> _Written exercise_: Search the material for the string "with" and copy each line where it occurs.

> _Given data_:
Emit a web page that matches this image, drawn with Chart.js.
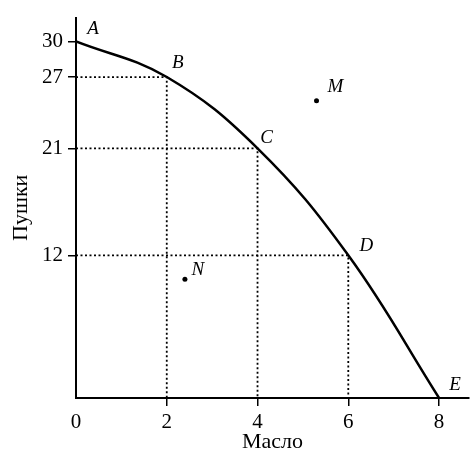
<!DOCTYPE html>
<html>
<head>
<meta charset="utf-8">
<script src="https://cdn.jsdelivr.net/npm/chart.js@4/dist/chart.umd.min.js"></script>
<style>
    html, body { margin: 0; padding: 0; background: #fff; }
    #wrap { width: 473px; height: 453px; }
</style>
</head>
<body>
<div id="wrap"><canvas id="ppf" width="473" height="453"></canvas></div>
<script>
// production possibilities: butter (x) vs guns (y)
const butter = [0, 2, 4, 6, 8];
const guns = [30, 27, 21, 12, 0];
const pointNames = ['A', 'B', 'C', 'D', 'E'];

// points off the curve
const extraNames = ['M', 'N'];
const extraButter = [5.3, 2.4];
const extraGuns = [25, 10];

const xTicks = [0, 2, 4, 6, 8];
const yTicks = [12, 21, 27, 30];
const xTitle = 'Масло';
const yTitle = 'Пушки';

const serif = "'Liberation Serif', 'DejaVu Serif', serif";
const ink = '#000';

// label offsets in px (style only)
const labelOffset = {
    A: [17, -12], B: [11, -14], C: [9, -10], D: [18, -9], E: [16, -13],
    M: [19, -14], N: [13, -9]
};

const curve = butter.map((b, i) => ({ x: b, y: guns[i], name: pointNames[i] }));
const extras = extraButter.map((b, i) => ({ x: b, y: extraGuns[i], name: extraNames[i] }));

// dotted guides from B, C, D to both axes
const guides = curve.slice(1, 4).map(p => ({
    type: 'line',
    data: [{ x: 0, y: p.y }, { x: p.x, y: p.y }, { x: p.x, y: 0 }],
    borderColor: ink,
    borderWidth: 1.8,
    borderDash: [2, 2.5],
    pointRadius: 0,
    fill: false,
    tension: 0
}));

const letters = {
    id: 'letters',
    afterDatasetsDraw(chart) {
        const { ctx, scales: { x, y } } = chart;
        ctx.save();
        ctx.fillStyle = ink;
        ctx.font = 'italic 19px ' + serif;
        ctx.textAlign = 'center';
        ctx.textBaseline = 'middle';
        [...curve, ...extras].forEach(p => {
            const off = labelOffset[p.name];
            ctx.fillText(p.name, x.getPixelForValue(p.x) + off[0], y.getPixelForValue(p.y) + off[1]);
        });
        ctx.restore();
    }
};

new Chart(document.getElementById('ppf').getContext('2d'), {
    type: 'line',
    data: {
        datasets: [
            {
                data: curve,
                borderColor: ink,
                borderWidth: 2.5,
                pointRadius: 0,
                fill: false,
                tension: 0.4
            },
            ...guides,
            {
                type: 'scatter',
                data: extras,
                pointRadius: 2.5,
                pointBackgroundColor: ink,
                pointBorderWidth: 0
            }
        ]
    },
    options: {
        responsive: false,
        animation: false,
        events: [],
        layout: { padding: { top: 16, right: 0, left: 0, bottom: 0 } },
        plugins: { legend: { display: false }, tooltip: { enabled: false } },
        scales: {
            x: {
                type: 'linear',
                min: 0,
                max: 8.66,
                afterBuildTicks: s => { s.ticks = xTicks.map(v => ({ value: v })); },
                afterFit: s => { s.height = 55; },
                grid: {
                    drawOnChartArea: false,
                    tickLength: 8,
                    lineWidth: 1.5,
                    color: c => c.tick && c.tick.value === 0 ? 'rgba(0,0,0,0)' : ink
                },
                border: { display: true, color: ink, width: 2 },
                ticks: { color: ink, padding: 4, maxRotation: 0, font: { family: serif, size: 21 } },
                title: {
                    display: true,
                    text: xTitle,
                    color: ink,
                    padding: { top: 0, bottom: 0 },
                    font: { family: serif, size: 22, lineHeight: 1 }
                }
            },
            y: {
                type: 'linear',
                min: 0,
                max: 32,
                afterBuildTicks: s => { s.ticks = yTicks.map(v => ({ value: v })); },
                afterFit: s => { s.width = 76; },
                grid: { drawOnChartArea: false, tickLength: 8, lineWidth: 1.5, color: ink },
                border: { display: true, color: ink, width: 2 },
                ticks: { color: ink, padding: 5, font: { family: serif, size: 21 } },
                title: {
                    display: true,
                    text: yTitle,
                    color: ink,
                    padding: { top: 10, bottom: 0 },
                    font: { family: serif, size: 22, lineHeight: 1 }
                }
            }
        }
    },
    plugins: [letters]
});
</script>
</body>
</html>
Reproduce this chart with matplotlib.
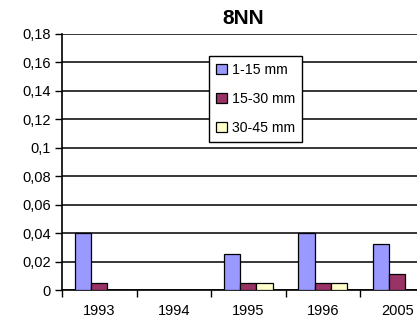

> _Expected answer_:
Emit a web page that matches this image, drawn with Chart.js.
Reproduce this chart with matplotlib.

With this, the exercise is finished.